§ DATASET ROWS:
** start **
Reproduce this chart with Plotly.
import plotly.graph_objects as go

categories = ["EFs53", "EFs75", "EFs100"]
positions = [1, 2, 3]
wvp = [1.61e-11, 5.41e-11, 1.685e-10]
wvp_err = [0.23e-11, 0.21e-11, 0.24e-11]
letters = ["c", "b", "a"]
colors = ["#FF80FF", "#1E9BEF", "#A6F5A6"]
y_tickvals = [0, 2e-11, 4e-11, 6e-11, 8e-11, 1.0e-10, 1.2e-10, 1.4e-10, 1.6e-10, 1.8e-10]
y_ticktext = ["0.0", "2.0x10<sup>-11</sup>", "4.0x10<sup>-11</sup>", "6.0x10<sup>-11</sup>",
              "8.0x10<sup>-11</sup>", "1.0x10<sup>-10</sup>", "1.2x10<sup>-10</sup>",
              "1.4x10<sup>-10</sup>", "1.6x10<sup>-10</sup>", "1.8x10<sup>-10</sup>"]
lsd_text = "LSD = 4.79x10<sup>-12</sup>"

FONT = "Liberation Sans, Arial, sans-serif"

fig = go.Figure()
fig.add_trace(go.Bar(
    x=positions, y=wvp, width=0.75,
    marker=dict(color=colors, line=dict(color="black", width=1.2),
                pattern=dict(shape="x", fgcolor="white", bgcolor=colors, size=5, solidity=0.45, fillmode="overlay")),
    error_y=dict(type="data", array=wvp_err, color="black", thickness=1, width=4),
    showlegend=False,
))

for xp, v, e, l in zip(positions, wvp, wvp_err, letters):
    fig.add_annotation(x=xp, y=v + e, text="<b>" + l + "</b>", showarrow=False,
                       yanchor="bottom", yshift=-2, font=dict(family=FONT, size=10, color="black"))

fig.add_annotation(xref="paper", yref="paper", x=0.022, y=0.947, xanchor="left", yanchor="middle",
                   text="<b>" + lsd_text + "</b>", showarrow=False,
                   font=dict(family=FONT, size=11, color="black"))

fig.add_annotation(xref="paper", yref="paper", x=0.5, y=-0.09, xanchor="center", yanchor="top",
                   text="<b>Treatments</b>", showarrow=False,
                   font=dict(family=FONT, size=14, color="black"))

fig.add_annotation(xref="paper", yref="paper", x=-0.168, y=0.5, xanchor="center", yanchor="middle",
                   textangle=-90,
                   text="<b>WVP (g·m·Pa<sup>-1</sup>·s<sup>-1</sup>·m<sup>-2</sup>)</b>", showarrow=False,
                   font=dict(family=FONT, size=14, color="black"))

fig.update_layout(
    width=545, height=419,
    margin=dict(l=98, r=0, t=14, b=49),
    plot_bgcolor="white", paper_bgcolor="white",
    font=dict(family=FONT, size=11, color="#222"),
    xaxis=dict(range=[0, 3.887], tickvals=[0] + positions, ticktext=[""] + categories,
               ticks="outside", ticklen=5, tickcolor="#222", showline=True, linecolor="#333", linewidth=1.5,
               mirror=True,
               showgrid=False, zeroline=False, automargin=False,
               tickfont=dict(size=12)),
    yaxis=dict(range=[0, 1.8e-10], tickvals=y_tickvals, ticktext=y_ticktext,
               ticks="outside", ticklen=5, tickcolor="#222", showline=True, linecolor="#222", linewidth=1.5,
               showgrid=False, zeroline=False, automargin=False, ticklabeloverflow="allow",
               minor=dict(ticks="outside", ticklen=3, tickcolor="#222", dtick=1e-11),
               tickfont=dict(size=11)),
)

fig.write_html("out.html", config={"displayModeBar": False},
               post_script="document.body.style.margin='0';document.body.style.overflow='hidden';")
** end **
** start **
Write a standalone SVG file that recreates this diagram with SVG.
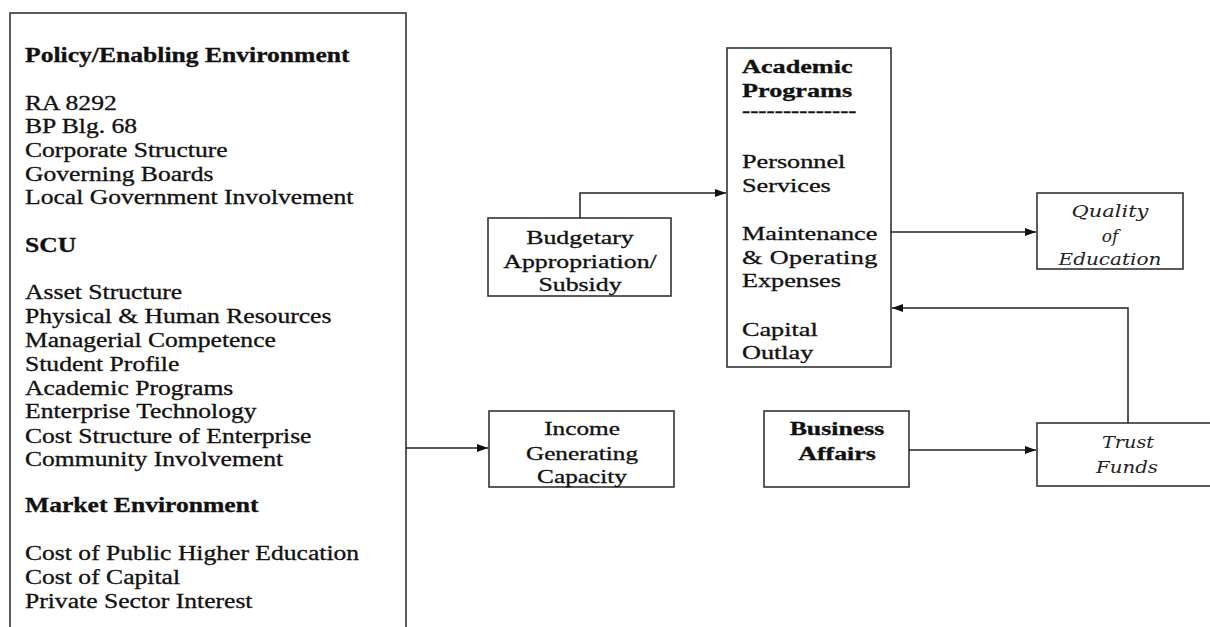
** end **
Return from the data every line that holds "this".

Reproduce this chart with Plotly.
Write a standalone SVG file that recreates this diagram with SVG.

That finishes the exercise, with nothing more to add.